● What the exercise asks
Show every line below where "that" can be found.

+===+

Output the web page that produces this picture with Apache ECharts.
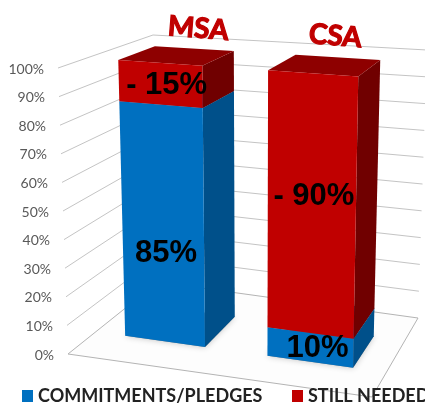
<!DOCTYPE html>
<html>
    <head>
        <meta charset="utf-8">
        <title>MSA / CSA</title>
        <script src="https://cdn.jsdelivr.net/npm/echarts@6/dist/echarts.min.js"></script>
        <style>
            html, body { margin: 0; padding: 0; background: #fff; }
        </style>
    </head>
    <body>
        <div id="main" style="width:425px; height:403px;"></div>
        <script type="text/javascript">
            var categories = ['MSA', 'CSA']
            var commitments = [85, 10]
            var stillNeeded = [15, 90]
            var commitmentLabels = ['85%', '10%']
            var stillNeededLabels = ['- 15%', '- 90%']
            var tickValues = [0, 10, 20, 30, 40, 50, 60, 70, 80, 90, 100]
            var tickLabels = ['0%', '10%', '20%', '30%', '40%', '50%', '60%', '70%', '80%', '90%', '100%']
            var legendNames = ['COMMITMENTS/PLEDGES', 'STILL NEEDED']

            var BLUE = '#0070c0'
            var RED = '#c00000'

            // the flat grid that the axes live on
            var GRID = {left: 68, top: 68, width: 304, height: 286}
            var BAR_RATIO = 0.57
            var DEPTH_FRONT = 0.31
            var DEPTH_BACK = 0.715

            // corners of the 3d box on screen: floor and 100% level
            var FLOOR = {fl: [68, 354], fr: [372, 397], br: [418, 318], bl: [158, 282]}
            var CEIL = {fl: [58, 68], fr: [378, 92], br: [427, 50], bl: [153, 35]}

            var bilinear = function(q, u, v) {
                var r = []
                for (var k = 0; k < 2; k++) {
                    var front = q.fl[k] + (q.fr[k] - q.fl[k]) * u
                    var back = q.bl[k] + (q.br[k] - q.bl[k]) * u
                    r.push(front + (back - front) * v)
                }
                return r
            }

            // u: across, v: depth, w: height, all 0..1
            var project = function(u, v, w) {
                var a = bilinear(FLOOR, u, v)
                var b = bilinear(CEIL, u, v)
                return [a[0] + (b[0] - a[0]) * w, a[1] + (b[1] - a[1]) * w]
            }

            var heightOf = function(api, value) {
                return (GRID.top + GRID.height - api.coord([0, value])[1]) / GRID.height
            }

            // the right side of the picture is closer, so bars widen a little going right
            var foreshorten = function(t) {
                return 0.07 * t * t + 0.93 * t
            }

            var barSpan = function(api, index) {
                var center = api.coord([index, 0])[0]
                var half = api.size([1, 0])[0] * BAR_RATIO / 2
                return [
                    foreshorten((center - half - GRID.left) / GRID.width),
                    foreshorten((center + half - GRID.left) / GRID.width)
                ]
            }

            var poly = function(points, fill) {
                return {type: 'polygon', shape: {points: points}, style: {fill: fill}}
            }

            var renderWall = function(params, api) {
                var value = api.value(1)
                var w = heightOf(api, value)
                var stroke = {stroke: '#c4c4c4', fill: null, lineWidth: 1}
                var children = []
                if (value === 0) {
                    children.push({
                        type: 'polygon',
                        shape: {points: [project(0, 0, 0), project(1, 0, 0), project(1, 1, 0), project(0, 1, 0)]},
                        style: {fill: '#fdfdfd', stroke: '#b4b4b4', lineWidth: 1}
                    })
                } else {
                    children.push({
                        type: 'polyline',
                        shape: {points: [project(0, 0, w), project(0, 1, w), project(1, 1, w)]},
                        style: stroke
                    })
                }
                var p = project(0, 0, w)
                children.push({
                    type: 'text',
                    style: {
                        x: p[0] - 14,
                        y: p[1] + 1,
                        text: tickLabels[params.dataIndex],
                        align: 'right',
                        verticalAlign: 'middle',
                        font: '14px Lato',
                        fill: '#595959'
                    }
                })
                return {type: 'group', children: children}
            }

            var renderBar = function(colors, hasShadow) {
                return function(params, api) {
                    var span = barSpan(api, api.value(0))
                    var lo = heightOf(api, api.value(2))
                    var hi = heightOf(api, api.value(2) + api.value(1))
                    var u0 = span[0], u1 = span[1]
                    var children = []
                    if (hasShadow) {
                        children.push({
                            type: 'polygon',
                            shape: {points: [project(u0, DEPTH_FRONT, 0), project(u1, DEPTH_FRONT, 0), project(u1, DEPTH_BACK, 0), project(u0, DEPTH_BACK, 0)]},
                            style: {fill: 'rgba(0,0,0,0.4)', shadowBlur: 6, shadowColor: 'rgba(0,0,0,0.6)'}
                        })
                    }
                    children.push(poly([project(u1, DEPTH_FRONT, lo), project(u1, DEPTH_BACK, lo), project(u1, DEPTH_BACK, hi), project(u1, DEPTH_FRONT, hi)], colors.side))
                    children.push(poly([project(u0, DEPTH_FRONT, hi), project(u1, DEPTH_FRONT, hi), project(u1, DEPTH_BACK, hi), project(u0, DEPTH_BACK, hi)], colors.top))
                    children.push(poly([project(u0, DEPTH_FRONT, lo), project(u1, DEPTH_FRONT, lo), project(u1, DEPTH_FRONT, hi), project(u0, DEPTH_FRONT, hi)], colors.front))
                    return {type: 'group', children: children}
                }
            }

            // the labels do not sit exactly mid segment in the picture
            var LABEL_NUDGE = [[[3, 30], [7, 1]], [[6, 2], [2, -7]]]
            var renderLabel = function(params, api) {
                var index = api.value(0)
                var span = barSpan(api, index)
                var mid = heightOf(api, api.value(2) + api.value(1) / 2)
                var p = project((span[0] + span[1]) / 2, DEPTH_FRONT, mid)
                var nudge = LABEL_NUDGE[api.value(3)][index]
                var texts = api.value(3) === 0 ? commitmentLabels : stillNeededLabels
                return {
                    type: 'text',
                    style: {
                        x: p[0] + nudge[0],
                        y: p[1] + nudge[1],
                        text: texts[index],
                        align: 'center',
                        verticalAlign: 'middle',
                        font: 'bold 31px "Liberation Sans"',
                        fill: '#000'
                    }
                }
            }

            var renderTitle = function(params, api) {
                var span = barSpan(api, api.value(0))
                var p = project((span[0] + span[1]) / 2, 1, heightOf(api, api.value(1)))
                return {
                    type: 'text',
                    x: p[0] - 20,
                    y: p[1] - 10,
                    rotation: -0.08,
                    style: {
                        x: 0,
                        y: 0,
                        text: categories[params.dataIndex],
                        align: 'center',
                        verticalAlign: 'middle',
                        font: 'bold 28px Lato',
                        fill: RED,
                        stroke: RED,
                        lineWidth: 1.2
                    }
                }
            }

            var barRows = function(values, bases) {
                return values.map(function(v, i) {
                    return [i, v, bases ? bases[i] : 0]
                })
            }

            var labelRows = []
            categories.forEach(function(c, i) {
                labelRows.push([i, commitments[i], 0, 0])
                labelRows.push([i, stillNeeded[i], commitments[i], 1])
            })

            var legendStyle = {
                top: 387,
                padding: 0,
                icon: 'rect',
                itemWidth: 11,
                itemHeight: 12,
                selectedMode: false,
                textStyle: {fontFamily: 'Lato', fontWeight: 'bold', fontSize: 18, color: '#222'}
            }

            var myChart = echarts.init(document.querySelector('#main'))
            var option = {
                animation: false,
                backgroundColor: '#fff',
                grid: {left: GRID.left, top: GRID.top, width: GRID.width, height: GRID.height},
                xAxis: {type: 'category', data: categories, show: false},
                yAxis: {type: 'value', min: 0, max: 100, interval: 10, show: false},
                // two legends, one long row would wrap at the window edge
                legend: [
                    Object.assign({data: [legendNames[0]], left: 22}, legendStyle),
                    Object.assign({data: [legendNames[1]], left: 292}, legendStyle)
                ],
                series: [
                    {
                        name: 'walls',
                        type: 'custom',
                        silent: true,
                        renderItem: renderWall,
                        encode: {x: 0, y: 1},
                        data: tickValues.map(function(t) { return [0, t] })
                    },
                    {
                        name: legendNames[0],
                        type: 'custom',
                        silent: true,
                        itemStyle: {color: BLUE},
                        renderItem: renderBar({front: BLUE, side: '#00508a', top: '#005c9e'}, true),
                        encode: {x: 0, y: 1},
                        data: barRows(commitments)
                    },
                    {
                        name: legendNames[1],
                        type: 'custom',
                        silent: true,
                        itemStyle: {color: RED},
                        renderItem: renderBar({front: RED, side: '#700000', top: '#8e0000'}, false),
                        encode: {x: 0, y: 1},
                        data: barRows(stillNeeded, commitments)
                    },
                    {
                        name: 'labels',
                        type: 'custom',
                        silent: true,
                        renderItem: renderLabel,
                        encode: {x: 0, y: 1},
                        data: labelRows
                    },
                    {
                        name: 'titles',
                        type: 'custom',
                        silent: true,
                        renderItem: renderTitle,
                        encode: {x: 0, y: 1},
                        data: categories.map(function(c, i) { return [i, 100] })
                    }
                ]
            }
            myChart.setOption(option)
        </script>
    </body>
</html>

+===+

● Finished task
Output the web page that produces this picture with Apache ECharts.
            // the flat grid that the axes live on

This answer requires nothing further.